> _What the task asks_: Print the listing as it stands, omitting all images.

> _Collected material_:
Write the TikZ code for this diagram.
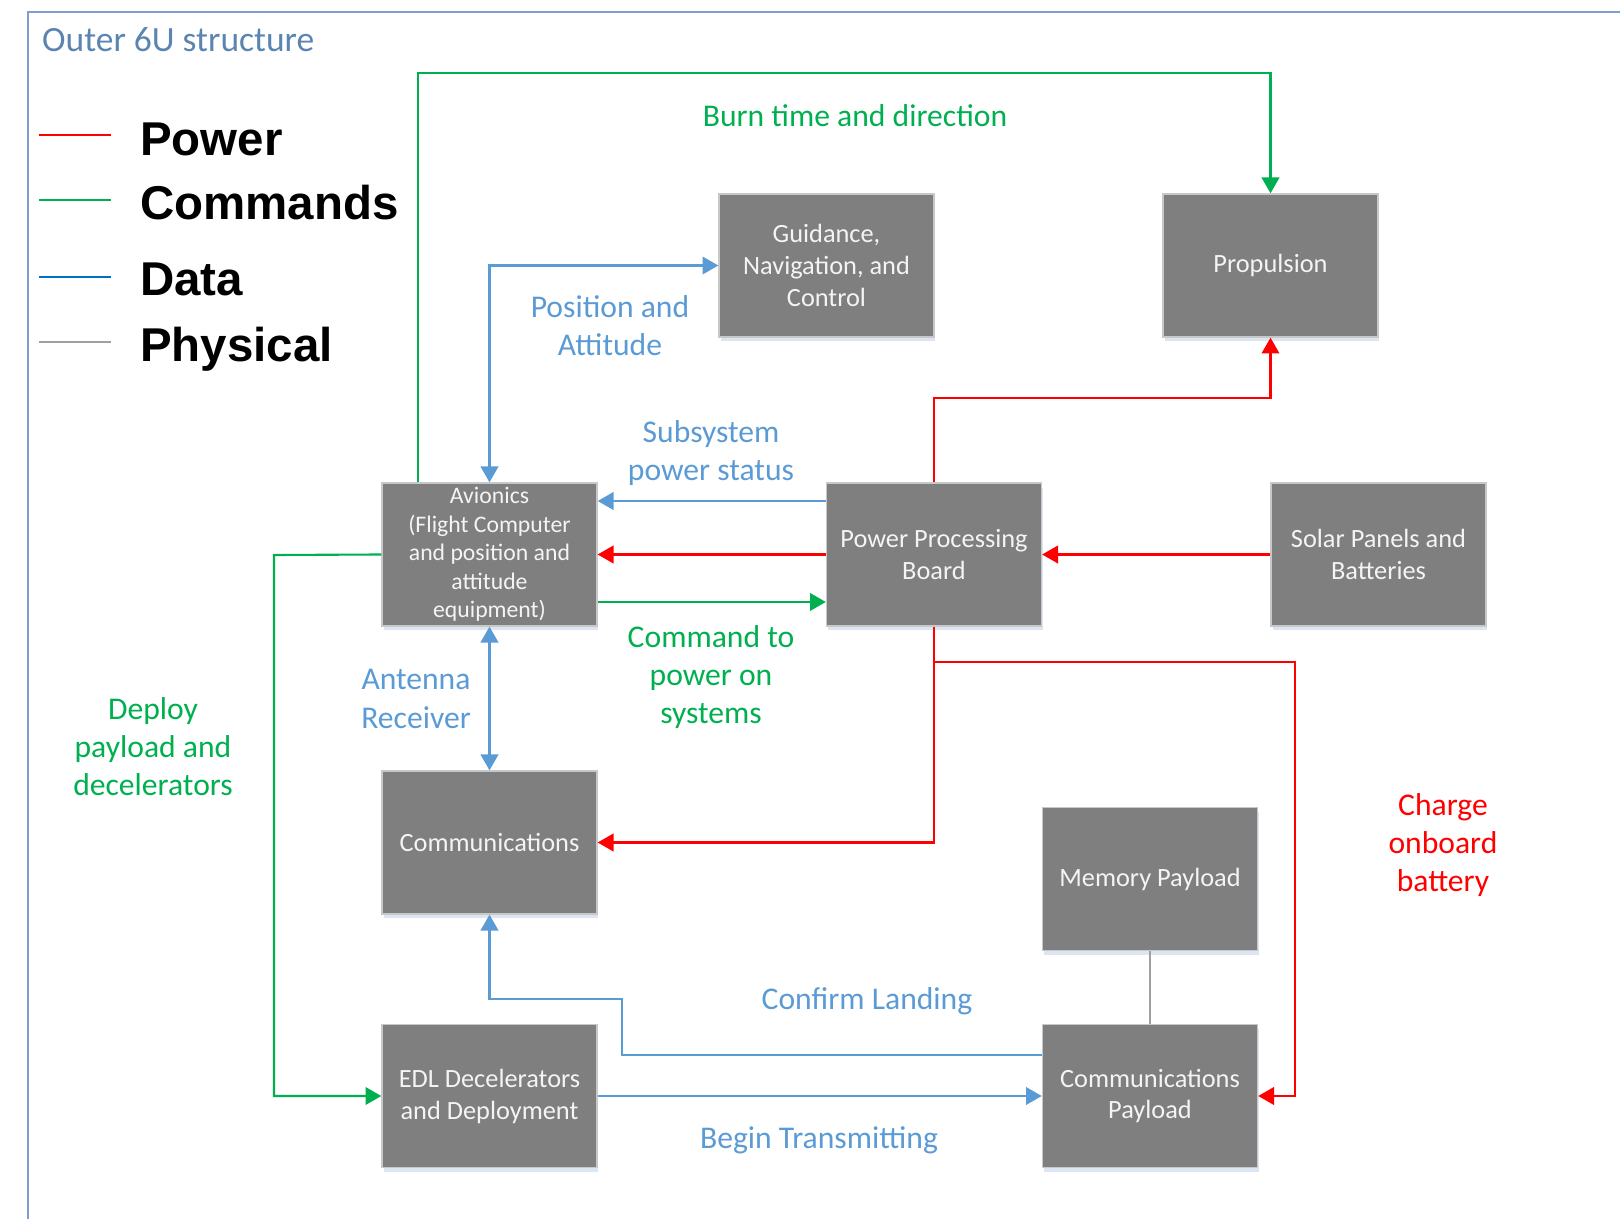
\documentclass[tikz,border=0pt]{standalone}
\usepackage{fontspec}
\setmainfont{Carlito}
\newfontfamily\legendfont{Liberation Sans}
\usetikzlibrary{arrows.meta,shadows}

\definecolor{pwrred}{HTML}{FF0000}
\definecolor{cmdgreen}{HTML}{00B050}
\definecolor{datablue}{HTML}{5B9BD5}
\definecolor{keyblue}{HTML}{0070C0}
\definecolor{physgray}{HTML}{A0A0A0}
\definecolor{boxgray}{HTML}{7F7F7F}
\definecolor{boxedge}{HTML}{C8C8C8}
\definecolor{boxtext}{HTML}{F4F4F4}
\definecolor{framblue}{HTML}{7F9FC8}
\definecolor{titleblue}{HTML}{5B84B1}
\definecolor{shadeblue}{HTML}{DCE6F2}

\tikzset{
  block/.style={draw=boxedge, line width=0.8pt, fill=boxgray, text=boxtext,
    align=center, minimum width=4.3cm, minimum height=2.86cm, inner sep=2pt,
    font=\fontsize{15}{18.2}\selectfont,
    drop shadow={fill=shadeblue, opacity=1, shadow xshift=0.03cm, shadow yshift=-0.09cm}},
  tip/.style={-{Triangle[length=9pt,width=10pt]}},
  pwr/.style={draw=pwrred, line width=1.2pt, tip},
  cmd/.style={draw=cmdgreen, line width=1.2pt, tip},
  data/.style={draw=datablue, line width=1.2pt},
  phys/.style={draw=physgray, line width=1.2pt},
  lbl/.style={align=center, font=\fontsize{18}{21.7}\selectfont},
  key/.style={anchor=base west, font=\legendfont\bfseries\fontsize{27}{30}\selectfont}
}

\begin{document}
\begin{tikzpicture}[x=0.02cm, y=-0.02cm] % one unit = one pixel of the sketch, y downwards
\useasboundingbox (0,0) rectangle (1620,1219);
\clip (0,0) rectangle (1620,1219);

% outer structure, open to the right and bottom
\draw[framblue, line width=1.3pt] (28,12) rectangle (1700,1300);
\node[anchor=base west, text=titleblue, font=\fontsize{20.2}{23}\selectfont] (title) at (36,52) {Outer 6U structure};

% key
\draw[pwr, -] (39,135) -- (111,135);
\draw[cmd, -] (39,200) -- (111,200);
\draw[keyblue, line width=1.2pt] (39,277) -- (111,277);
\draw[phys] (39,342) -- (111,342);
\node[key] (kpwr) at (134,156) {Power};
\node[key] (kcmd) at (134,220) {Commands};
\node[key] (kdata) at (134,296) {Data};
\node[key] (kphys) at (134,362) {Physical};

% subsystems
\node[block] (gnc) at (826.5,265.5) {Guidance,\\Navigation, and\\Control};
\node[block] (prop) at (1270.5,265.5) {Propulsion};
\node[block, font=\fontsize{13.5}{16.2}\selectfont] (avionics) at (489.5,554.5)
  {Avionics\\(Flight Computer\\and position and\\attitude\\equipment)};
\node[block] (ppb) at (934,554.5) {Power Processing\\Board};
\node[block] (solar) at (1378.5,554.5) {Solar Panels and\\Batteries};
\node[block] (comms) at (489.5,842.5) {Communications};
\node[block] (memory) at (1150,879) {Memory Payload};
\node[block] (edl) at (489.5,1096) {EDL Decelerators\\and Deployment};
\node[block] (commpay) at (1150,1096) {Communications\\Payload};

% bends of the routed lines
\coordinate (burn) at (418,73);
\coordinate (ppbup) at (934,398);
\coordinate (deploy) at (274,555);
\coordinate (charge) at (1295,662);
\coordinate (landing) at (622,999);

% commands
\draw[cmd] (avionics.north -| burn) -- (burn) -| (prop.north);
\draw[cmd] ([yshift=-0.95cm]avionics.east) -- ([yshift=-0.95cm]ppb.west);
\draw[cmd] (avionics.west) -- (deploy) |- (edl.west);

% power
\draw[pwr] (ppb.north) -- (ppbup) -| (prop.south);
\draw[pwr] (ppb.west) -- (avionics.east);
\draw[pwr] (solar.west) -- (ppb.east);
\draw[pwr] (ppb.south) |- (comms.east);
\draw[pwr] (ppb.south |- charge) -- (charge) |- (commpay.east);

% data
\draw[data, {Triangle[length=9pt,width=10pt]}-{Triangle[length=9pt,width=10pt]}] (gnc.west) -| (avionics.north);
\draw[data, tip] ([yshift=1.07cm]ppb.west) -- ([yshift=1.07cm]avionics.east);
\draw[data, {Triangle[length=9pt,width=10pt]}-{Triangle[length=9pt,width=10pt]}] (avionics.south) -- (comms.north);
\draw[data, tip] ([yshift=0.82cm]commpay.west) -| (landing) -| (comms.south);
\draw[data, tip] (edl.east) -- (commpay.west);

% physical
\draw[phys] (memory.south) -- (commpay.north);

% line labels
\node[lbl, text=cmdgreen] (lburn) at (855,116) {Burn time and direction};
\node[lbl, text=datablue] (lpos) at (610,326) {Position and\\Attitude};
\node[lbl, text=datablue] (lstatus) at (711,453) {Subsystem\\power status};
\node[lbl, text=cmdgreen] (lpoweron) at (711,677) {Command to\\power on\\systems};
\node[lbl, text=datablue] (lantenna) at (416,699) {Antenna\\Receiver};
\node[lbl, text=cmdgreen] (ldeploy) at (153,747) {Deploy\\payload and\\decelerators};
\node[lbl, text=pwrred] (lcharge) at (1443,845) {Charge\\onboard\\battery};
\node[lbl, text=datablue] (llanding) at (867,1001) {Confirm Landing};
\node[lbl, text=datablue] (lbegin) at (819,1140) {Begin Transmitting};

\end{tikzpicture}
\end{document}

> _Result below_:
Write the TikZ code for this diagram.
\documentclass[tikz,border=0pt]{standalone}
\usepackage{fontspec}
\setmainfont{Carlito}
\newfontfamily\legendfont{Liberation Sans}
\usetikzlibrary{arrows.meta,shadows}

\definecolor{pwrred}{HTML}{FF0000}
\definecolor{cmdgreen}{HTML}{00B050}
\definecolor{datablue}{HTML}{5B9BD5}
\definecolor{keyblue}{HTML}{0070C0}
\definecolor{physgray}{HTML}{A0A0A0}
\definecolor{boxgray}{HTML}{7F7F7F}
\definecolor{boxedge}{HTML}{C8C8C8}
\definecolor{boxtext}{HTML}{F4F4F4}
\definecolor{framblue}{HTML}{7F9FC8}
\definecolor{titleblue}{HTML}{5B84B1}
\definecolor{shadeblue}{HTML}{DCE6F2}

\tikzset{
  block/.style={draw=boxedge, line width=0.8pt, fill=boxgray, text=boxtext,
    align=center, minimum width=4.3cm, minimum height=2.86cm, inner sep=2pt,
    font=\fontsize{15}{18.2}\selectfont,
    drop shadow={fill=shadeblue, opacity=1, shadow xshift=0.03cm, shadow yshift=-0.09cm}},
  tip/.style={-{Triangle[length=9pt,width=10pt]}},
  pwr/.style={draw=pwrred, line width=1.2pt, tip},
  cmd/.style={draw=cmdgreen, line width=1.2pt, tip},
  data/.style={draw=datablue, line width=1.2pt},
  phys/.style={draw=physgray, line width=1.2pt},
  lbl/.style={align=center, font=\fontsize{18}{21.7}\selectfont},
  key/.style={anchor=base west, font=\legendfont\bfseries\fontsize{27}{30}\selectfont}
}

\begin{document}
\begin{tikzpicture}[x=0.02cm, y=-0.02cm] % one unit = one pixel of the sketch, y downwards
\useasboundingbox (0,0) rectangle (1620,1219);
\clip (0,0) rectangle (1620,1219);

% outer structure, open to the right and bottom
\draw[framblue, line width=1.3pt] (28,12) rectangle (1700,1300);
\node[anchor=base west, text=titleblue, font=\fontsize{20.2}{23}\selectfont] (title) at (36,52) {Outer 6U structure};

% key
\draw[pwr, -] (39,135) -- (111,135);
\draw[cmd, -] (39,200) -- (111,200);
\draw[keyblue, line width=1.2pt] (39,277) -- (111,277);
\draw[phys] (39,342) -- (111,342);
\node[key] (kpwr) at (134,156) {Power};
\node[key] (kcmd) at (134,220) {Commands};
\node[key] (kdata) at (134,296) {Data};
\node[key] (kphys) at (134,362) {Physical};

% subsystems
\node[block] (gnc) at (826.5,265.5) {Guidance,\\Navigation, and\\Control};
\node[block] (prop) at (1270.5,265.5) {Propulsion};
\node[block, font=\fontsize{13.5}{16.2}\selectfont] (avionics) at (489.5,554.5)
  {Avionics\\(Flight Computer\\and position and\\attitude\\equipment)};
\node[block] (ppb) at (934,554.5) {Power Processing\\Board};
\node[block] (solar) at (1378.5,554.5) {Solar Panels and\\Batteries};
\node[block] (comms) at (489.5,842.5) {Communications};
\node[block] (memory) at (1150,879) {Memory Payload};
\node[block] (edl) at (489.5,1096) {EDL Decelerators\\and Deployment};
\node[block] (commpay) at (1150,1096) {Communications\\Payload};

% bends of the routed lines
\coordinate (burn) at (418,73);
\coordinate (ppbup) at (934,398);
\coordinate (deploy) at (274,555);
\coordinate (charge) at (1295,662);
\coordinate (landing) at (622,999);

% commands
\draw[cmd] (avionics.north -| burn) -- (burn) -| (prop.north);
\draw[cmd] ([yshift=-0.95cm]avionics.east) -- ([yshift=-0.95cm]ppb.west);
\draw[cmd] (avionics.west) -- (deploy) |- (edl.west);

% power
\draw[pwr] (ppb.north) -- (ppbup) -| (prop.south);
\draw[pwr] (ppb.west) -- (avionics.east);
\draw[pwr] (solar.west) -- (ppb.east);
\draw[pwr] (ppb.south) |- (comms.east);
\draw[pwr] (ppb.south |- charge) -- (charge) |- (commpay.east);

% data
\draw[data, {Triangle[length=9pt,width=10pt]}-{Triangle[length=9pt,width=10pt]}] (gnc.west) -| (avionics.north);
\draw[data, tip] ([yshift=1.07cm]ppb.west) -- ([yshift=1.07cm]avionics.east);
\draw[data, {Triangle[length=9pt,width=10pt]}-{Triangle[length=9pt,width=10pt]}] (avionics.south) -- (comms.north);
\draw[data, tip] ([yshift=0.82cm]commpay.west) -| (landing) -| (comms.south);
\draw[data, tip] (edl.east) -- (commpay.west);

% physical
\draw[phys] (memory.south) -- (commpay.north);

% line labels
\node[lbl, text=cmdgreen] (lburn) at (855,116) {Burn time and direction};
\node[lbl, text=datablue] (lpos) at (610,326) {Position and\\Attitude};
\node[lbl, text=datablue] (lstatus) at (711,453) {Subsystem\\power status};
\node[lbl, text=cmdgreen] (lpoweron) at (711,677) {Command to\\power on\\systems};
\node[lbl, text=datablue] (lantenna) at (416,699) {Antenna\\Receiver};
\node[lbl, text=cmdgreen] (ldeploy) at (153,747) {Deploy\\payload and\\decelerators};
\node[lbl, text=pwrred] (lcharge) at (1443,845) {Charge\\onboard\\battery};
\node[lbl, text=datablue] (llanding) at (867,1001) {Confirm Landing};
\node[lbl, text=datablue] (lbegin) at (819,1140) {Begin Transmitting};

\end{tikzpicture}
\end{document}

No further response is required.